• _INSTRUCTIONS FOR THE TASK_
Print word for word the first line of the listing below and every line after it, through the line with "(0,0) rectangle (3456,1738);". Leave out the pictures and the rest.

• _PROVIDED DATA_
-- Start --
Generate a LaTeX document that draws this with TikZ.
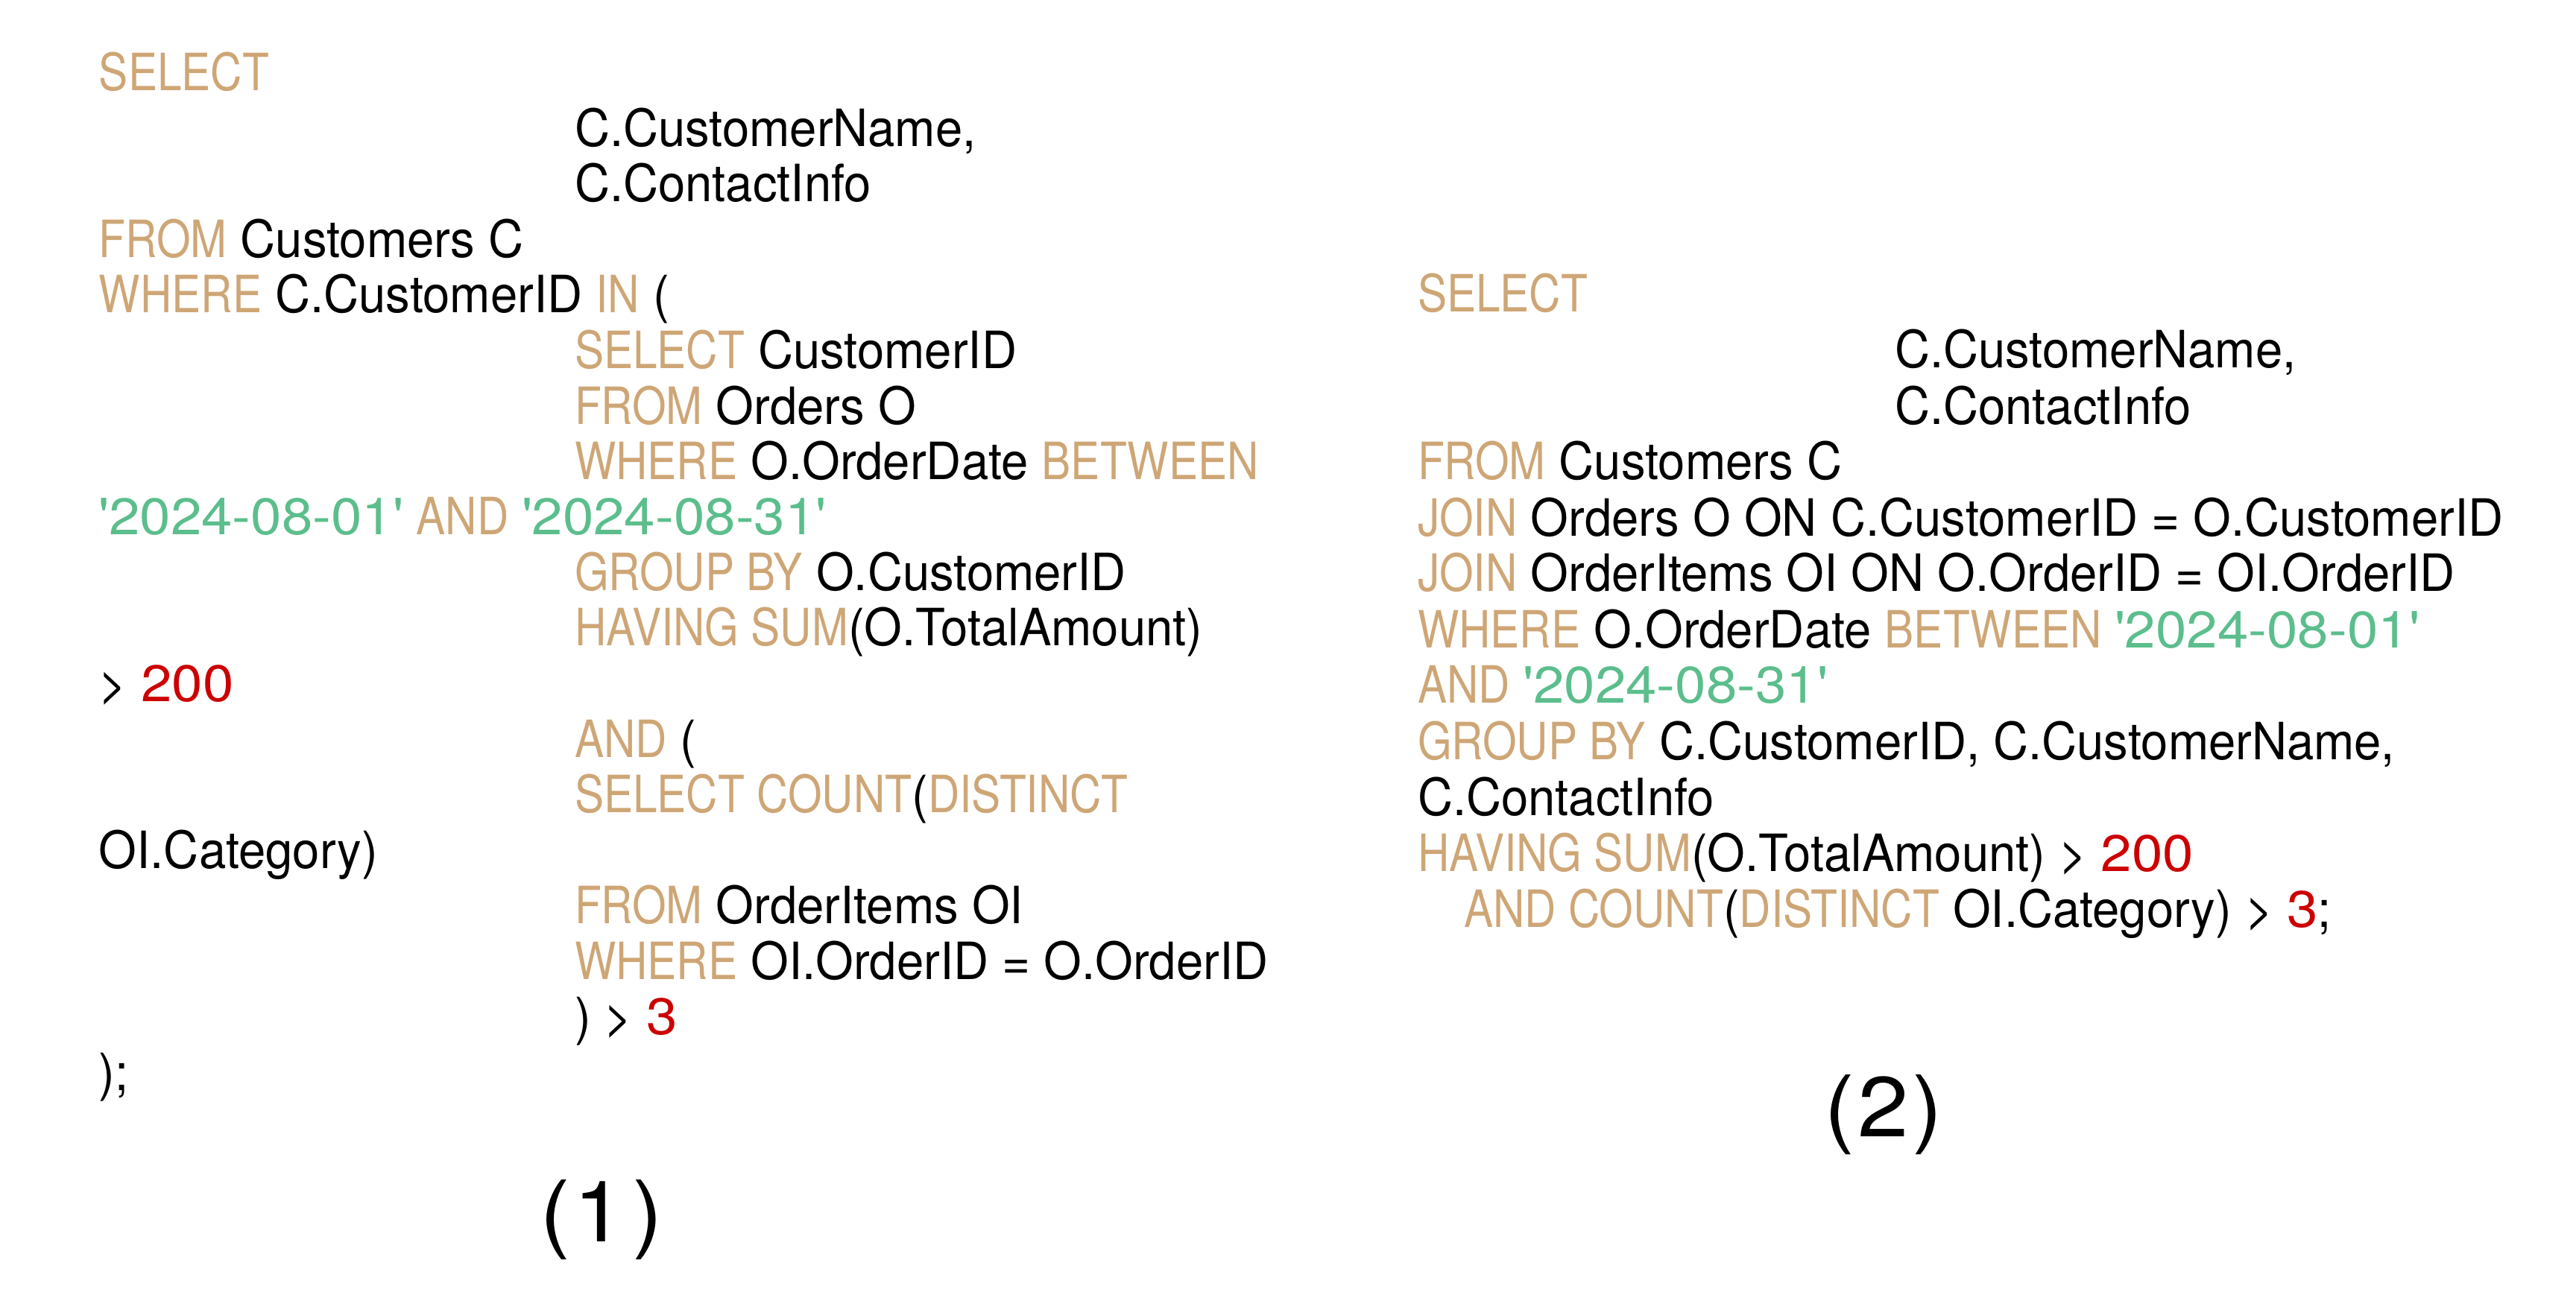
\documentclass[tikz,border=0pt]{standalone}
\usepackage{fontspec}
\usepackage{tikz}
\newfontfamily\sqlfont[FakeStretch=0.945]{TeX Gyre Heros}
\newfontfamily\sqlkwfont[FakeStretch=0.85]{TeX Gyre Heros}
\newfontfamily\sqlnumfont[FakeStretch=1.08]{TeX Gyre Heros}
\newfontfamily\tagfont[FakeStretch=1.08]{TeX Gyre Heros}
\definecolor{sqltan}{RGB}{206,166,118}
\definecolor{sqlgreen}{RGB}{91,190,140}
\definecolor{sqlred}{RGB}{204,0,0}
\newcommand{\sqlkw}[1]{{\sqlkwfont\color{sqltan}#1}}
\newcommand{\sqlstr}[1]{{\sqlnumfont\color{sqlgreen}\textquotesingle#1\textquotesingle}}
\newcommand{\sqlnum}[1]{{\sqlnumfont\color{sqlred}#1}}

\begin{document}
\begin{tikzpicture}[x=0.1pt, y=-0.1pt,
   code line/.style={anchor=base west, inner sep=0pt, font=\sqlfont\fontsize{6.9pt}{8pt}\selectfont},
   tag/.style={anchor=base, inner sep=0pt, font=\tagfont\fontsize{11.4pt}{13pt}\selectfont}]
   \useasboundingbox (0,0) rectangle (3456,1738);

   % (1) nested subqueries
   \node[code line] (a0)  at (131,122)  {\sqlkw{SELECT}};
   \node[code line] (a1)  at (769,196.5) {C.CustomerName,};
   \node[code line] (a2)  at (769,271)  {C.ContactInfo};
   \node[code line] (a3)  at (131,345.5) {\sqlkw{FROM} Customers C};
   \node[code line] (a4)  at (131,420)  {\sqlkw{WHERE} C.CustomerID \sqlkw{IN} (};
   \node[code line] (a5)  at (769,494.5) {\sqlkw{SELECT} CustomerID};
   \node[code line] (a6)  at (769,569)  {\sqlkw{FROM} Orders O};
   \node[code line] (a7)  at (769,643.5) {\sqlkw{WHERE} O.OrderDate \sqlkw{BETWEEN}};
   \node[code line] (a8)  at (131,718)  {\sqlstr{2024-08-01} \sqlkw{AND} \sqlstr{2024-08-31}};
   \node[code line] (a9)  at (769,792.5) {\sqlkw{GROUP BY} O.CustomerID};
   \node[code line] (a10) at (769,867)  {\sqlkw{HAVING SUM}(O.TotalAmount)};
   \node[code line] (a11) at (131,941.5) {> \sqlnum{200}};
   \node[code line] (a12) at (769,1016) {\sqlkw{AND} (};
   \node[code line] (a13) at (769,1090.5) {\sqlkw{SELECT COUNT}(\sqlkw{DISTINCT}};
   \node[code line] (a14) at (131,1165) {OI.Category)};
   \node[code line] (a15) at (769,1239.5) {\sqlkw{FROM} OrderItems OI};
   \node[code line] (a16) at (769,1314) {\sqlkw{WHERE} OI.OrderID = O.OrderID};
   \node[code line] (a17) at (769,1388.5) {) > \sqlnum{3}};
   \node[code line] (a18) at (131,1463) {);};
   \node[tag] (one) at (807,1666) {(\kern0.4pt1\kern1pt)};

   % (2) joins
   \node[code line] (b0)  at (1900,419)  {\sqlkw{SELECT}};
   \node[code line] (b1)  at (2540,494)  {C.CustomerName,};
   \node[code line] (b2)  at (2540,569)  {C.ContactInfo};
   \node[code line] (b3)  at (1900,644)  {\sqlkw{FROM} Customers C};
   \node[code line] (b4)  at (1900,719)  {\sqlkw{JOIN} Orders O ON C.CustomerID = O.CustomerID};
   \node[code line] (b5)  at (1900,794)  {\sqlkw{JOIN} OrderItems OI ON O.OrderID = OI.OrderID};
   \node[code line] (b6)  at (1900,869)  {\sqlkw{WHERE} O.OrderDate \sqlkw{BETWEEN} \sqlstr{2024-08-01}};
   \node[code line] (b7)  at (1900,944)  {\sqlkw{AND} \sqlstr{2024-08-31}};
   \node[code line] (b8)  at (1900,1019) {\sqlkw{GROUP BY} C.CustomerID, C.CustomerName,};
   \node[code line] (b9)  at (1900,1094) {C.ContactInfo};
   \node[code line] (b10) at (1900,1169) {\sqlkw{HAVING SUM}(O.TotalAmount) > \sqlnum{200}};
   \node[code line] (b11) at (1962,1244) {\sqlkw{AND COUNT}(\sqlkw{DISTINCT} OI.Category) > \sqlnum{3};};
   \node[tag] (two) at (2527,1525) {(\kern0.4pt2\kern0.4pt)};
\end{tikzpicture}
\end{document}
-- End --
• _COMPLETE ANSWER_
Generate a LaTeX document that draws this with TikZ.
\documentclass[tikz,border=0pt]{standalone}
\usepackage{fontspec}
\usepackage{tikz}
\newfontfamily\sqlfont[FakeStretch=0.945]{TeX Gyre Heros}
\newfontfamily\sqlkwfont[FakeStretch=0.85]{TeX Gyre Heros}
\newfontfamily\sqlnumfont[FakeStretch=1.08]{TeX Gyre Heros}
\newfontfamily\tagfont[FakeStretch=1.08]{TeX Gyre Heros}
\definecolor{sqltan}{RGB}{206,166,118}
\definecolor{sqlgreen}{RGB}{91,190,140}
\definecolor{sqlred}{RGB}{204,0,0}
\newcommand{\sqlkw}[1]{{\sqlkwfont\color{sqltan}#1}}
\newcommand{\sqlstr}[1]{{\sqlnumfont\color{sqlgreen}\textquotesingle#1\textquotesingle}}
\newcommand{\sqlnum}[1]{{\sqlnumfont\color{sqlred}#1}}

\begin{document}
\begin{tikzpicture}[x=0.1pt, y=-0.1pt,
   code line/.style={anchor=base west, inner sep=0pt, font=\sqlfont\fontsize{6.9pt}{8pt}\selectfont},
   tag/.style={anchor=base, inner sep=0pt, font=\tagfont\fontsize{11.4pt}{13pt}\selectfont}]
   \useasboundingbox (0,0) rectangle (3456,1738);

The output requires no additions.